Written task: Repeat, exactly, the run of lines that opens with the line containing "Write the matplotlib code for this chart." and closes with the line containing "12.03, 12.40, 12.63]", and leave all other lines out.

Given entries:
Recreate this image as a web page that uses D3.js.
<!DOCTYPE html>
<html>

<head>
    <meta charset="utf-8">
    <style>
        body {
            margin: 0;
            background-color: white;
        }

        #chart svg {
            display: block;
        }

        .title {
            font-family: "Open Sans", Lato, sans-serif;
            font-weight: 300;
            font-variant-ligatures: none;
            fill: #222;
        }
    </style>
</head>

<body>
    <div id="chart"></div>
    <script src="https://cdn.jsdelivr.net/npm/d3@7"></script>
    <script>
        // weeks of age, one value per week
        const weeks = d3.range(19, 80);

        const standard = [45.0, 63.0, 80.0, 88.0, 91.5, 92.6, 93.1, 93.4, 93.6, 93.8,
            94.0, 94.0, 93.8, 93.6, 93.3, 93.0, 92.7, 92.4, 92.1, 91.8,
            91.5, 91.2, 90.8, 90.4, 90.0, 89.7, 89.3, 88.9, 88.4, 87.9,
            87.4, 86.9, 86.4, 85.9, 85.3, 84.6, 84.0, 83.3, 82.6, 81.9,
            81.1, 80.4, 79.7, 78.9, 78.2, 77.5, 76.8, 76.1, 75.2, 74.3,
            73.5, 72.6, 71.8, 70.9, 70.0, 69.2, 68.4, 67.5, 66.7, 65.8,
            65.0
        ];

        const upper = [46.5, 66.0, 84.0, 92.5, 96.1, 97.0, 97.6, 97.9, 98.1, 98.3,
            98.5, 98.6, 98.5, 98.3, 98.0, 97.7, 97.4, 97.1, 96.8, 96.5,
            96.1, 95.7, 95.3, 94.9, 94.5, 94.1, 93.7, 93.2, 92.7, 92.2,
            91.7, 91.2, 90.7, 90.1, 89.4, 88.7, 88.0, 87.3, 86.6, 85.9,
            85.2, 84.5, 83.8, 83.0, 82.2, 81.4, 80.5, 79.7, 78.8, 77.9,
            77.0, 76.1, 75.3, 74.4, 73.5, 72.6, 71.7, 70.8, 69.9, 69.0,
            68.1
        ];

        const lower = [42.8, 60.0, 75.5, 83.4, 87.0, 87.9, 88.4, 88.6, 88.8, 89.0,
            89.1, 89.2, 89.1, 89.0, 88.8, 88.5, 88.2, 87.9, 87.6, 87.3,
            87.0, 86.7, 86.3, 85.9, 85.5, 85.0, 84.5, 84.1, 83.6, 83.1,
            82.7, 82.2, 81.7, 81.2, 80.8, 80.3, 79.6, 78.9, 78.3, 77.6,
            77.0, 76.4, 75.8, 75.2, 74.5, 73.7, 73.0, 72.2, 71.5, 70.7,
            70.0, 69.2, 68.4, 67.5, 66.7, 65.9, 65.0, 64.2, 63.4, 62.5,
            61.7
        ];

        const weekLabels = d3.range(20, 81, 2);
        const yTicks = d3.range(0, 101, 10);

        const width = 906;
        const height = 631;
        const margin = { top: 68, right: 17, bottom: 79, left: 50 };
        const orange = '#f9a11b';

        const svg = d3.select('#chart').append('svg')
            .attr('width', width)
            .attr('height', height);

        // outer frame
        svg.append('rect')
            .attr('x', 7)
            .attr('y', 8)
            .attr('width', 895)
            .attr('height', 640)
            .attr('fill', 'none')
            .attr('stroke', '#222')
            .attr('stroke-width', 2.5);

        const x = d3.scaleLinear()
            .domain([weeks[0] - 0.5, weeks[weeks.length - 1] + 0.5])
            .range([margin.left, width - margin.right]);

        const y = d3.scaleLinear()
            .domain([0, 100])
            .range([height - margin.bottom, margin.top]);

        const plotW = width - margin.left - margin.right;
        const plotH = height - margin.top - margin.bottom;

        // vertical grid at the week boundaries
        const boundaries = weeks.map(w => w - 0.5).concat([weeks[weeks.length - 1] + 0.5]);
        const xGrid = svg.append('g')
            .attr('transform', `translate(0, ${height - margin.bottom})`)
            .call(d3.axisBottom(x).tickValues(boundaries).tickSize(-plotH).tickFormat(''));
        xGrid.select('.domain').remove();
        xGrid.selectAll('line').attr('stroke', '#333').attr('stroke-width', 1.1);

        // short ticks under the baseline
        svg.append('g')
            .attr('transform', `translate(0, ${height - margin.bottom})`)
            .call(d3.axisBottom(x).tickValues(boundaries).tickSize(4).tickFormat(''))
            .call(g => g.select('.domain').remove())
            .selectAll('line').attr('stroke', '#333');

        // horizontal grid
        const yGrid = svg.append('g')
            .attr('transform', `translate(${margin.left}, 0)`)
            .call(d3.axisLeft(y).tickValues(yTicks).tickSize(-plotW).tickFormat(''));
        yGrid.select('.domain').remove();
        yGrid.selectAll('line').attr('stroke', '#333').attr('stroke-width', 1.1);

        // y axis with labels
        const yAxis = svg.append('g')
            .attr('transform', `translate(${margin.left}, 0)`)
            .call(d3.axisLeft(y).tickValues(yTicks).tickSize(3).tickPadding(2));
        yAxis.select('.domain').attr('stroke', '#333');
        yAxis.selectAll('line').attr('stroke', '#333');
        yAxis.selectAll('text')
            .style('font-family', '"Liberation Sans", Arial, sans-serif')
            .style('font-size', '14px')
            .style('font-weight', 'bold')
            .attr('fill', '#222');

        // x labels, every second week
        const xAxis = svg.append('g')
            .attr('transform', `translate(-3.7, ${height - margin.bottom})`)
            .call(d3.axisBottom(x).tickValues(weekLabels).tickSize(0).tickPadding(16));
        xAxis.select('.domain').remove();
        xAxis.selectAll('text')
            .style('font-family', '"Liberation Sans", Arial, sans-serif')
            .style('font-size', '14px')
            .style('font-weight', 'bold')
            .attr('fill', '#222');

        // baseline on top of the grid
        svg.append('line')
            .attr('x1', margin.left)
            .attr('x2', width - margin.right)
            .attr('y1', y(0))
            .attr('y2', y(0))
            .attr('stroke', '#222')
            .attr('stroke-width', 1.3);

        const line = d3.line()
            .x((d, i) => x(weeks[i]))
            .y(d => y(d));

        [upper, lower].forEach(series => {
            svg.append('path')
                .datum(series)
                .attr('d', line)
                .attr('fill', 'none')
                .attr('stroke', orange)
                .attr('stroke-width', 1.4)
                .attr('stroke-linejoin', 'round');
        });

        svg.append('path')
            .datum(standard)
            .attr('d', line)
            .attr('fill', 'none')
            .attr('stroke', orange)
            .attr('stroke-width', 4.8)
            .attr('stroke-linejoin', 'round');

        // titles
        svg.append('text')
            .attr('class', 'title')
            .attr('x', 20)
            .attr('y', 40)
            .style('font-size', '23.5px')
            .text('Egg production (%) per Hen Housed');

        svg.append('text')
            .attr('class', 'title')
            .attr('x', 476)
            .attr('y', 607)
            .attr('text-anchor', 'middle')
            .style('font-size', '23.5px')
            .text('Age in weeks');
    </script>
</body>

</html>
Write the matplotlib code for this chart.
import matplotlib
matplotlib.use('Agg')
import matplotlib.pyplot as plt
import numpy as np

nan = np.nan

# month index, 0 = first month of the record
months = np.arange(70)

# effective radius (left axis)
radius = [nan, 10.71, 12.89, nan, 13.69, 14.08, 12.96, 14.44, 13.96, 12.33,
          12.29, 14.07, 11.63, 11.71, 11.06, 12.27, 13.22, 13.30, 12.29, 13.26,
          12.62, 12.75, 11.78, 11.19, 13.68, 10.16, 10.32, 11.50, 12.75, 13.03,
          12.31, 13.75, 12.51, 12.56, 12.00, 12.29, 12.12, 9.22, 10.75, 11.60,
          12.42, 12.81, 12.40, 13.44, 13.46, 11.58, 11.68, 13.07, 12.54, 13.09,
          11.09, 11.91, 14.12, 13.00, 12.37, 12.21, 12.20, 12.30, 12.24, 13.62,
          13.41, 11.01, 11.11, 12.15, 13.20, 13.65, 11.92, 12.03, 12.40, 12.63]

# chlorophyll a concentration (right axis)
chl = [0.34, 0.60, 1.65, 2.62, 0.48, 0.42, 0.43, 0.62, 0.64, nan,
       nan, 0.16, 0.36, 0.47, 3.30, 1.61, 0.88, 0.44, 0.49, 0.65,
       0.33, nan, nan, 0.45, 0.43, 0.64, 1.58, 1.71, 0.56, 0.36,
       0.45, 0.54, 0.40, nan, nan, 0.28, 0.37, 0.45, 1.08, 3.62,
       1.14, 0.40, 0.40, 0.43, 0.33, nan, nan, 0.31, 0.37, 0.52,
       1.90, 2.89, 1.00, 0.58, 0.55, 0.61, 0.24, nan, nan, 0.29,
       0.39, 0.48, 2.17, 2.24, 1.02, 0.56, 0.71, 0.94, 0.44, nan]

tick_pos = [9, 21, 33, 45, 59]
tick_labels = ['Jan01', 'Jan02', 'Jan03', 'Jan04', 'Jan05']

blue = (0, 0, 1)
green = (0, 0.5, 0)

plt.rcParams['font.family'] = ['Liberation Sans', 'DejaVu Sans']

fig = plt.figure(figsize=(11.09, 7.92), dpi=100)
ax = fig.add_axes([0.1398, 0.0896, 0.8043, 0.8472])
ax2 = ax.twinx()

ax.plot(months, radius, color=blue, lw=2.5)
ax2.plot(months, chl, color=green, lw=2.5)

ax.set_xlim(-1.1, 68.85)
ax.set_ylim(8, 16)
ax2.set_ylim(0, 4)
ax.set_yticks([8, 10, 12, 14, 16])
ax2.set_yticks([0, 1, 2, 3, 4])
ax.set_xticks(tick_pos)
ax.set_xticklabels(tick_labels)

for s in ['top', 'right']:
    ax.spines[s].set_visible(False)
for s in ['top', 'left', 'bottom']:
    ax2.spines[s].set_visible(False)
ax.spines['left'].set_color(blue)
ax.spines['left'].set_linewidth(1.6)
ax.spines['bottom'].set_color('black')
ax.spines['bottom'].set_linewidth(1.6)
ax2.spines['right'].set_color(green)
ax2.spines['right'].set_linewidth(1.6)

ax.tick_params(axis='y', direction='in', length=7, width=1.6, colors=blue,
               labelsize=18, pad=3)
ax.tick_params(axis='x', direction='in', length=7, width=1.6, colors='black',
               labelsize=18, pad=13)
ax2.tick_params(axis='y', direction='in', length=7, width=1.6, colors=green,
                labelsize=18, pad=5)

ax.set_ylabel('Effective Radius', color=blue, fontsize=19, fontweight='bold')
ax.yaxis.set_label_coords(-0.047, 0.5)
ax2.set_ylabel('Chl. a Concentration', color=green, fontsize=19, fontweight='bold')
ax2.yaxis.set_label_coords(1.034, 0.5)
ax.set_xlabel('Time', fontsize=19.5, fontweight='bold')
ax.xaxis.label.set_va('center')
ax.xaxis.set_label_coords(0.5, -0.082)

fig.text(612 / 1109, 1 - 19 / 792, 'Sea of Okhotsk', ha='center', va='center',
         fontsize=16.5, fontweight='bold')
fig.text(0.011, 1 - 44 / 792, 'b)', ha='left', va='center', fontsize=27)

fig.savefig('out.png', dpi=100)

Final result:
Write the matplotlib code for this chart.
import matplotlib
matplotlib.use('Agg')
import matplotlib.pyplot as plt
import numpy as np

nan = np.nan

# month index, 0 = first month of the record
months = np.arange(70)

# effective radius (left axis)
radius = [nan, 10.71, 12.89, nan, 13.69, 14.08, 12.96, 14.44, 13.96, 12.33,
          12.29, 14.07, 11.63, 11.71, 11.06, 12.27, 13.22, 13.30, 12.29, 13.26,
          12.62, 12.75, 11.78, 11.19, 13.68, 10.16, 10.32, 11.50, 12.75, 13.03,
          12.31, 13.75, 12.51, 12.56, 12.00, 12.29, 12.12, 9.22, 10.75, 11.60,
          12.42, 12.81, 12.40, 13.44, 13.46, 11.58, 11.68, 13.07, 12.54, 13.09,
          11.09, 11.91, 14.12, 13.00, 12.37, 12.21, 12.20, 12.30, 12.24, 13.62,
          13.41, 11.01, 11.11, 12.15, 13.20, 13.65, 11.92, 12.03, 12.40, 12.63]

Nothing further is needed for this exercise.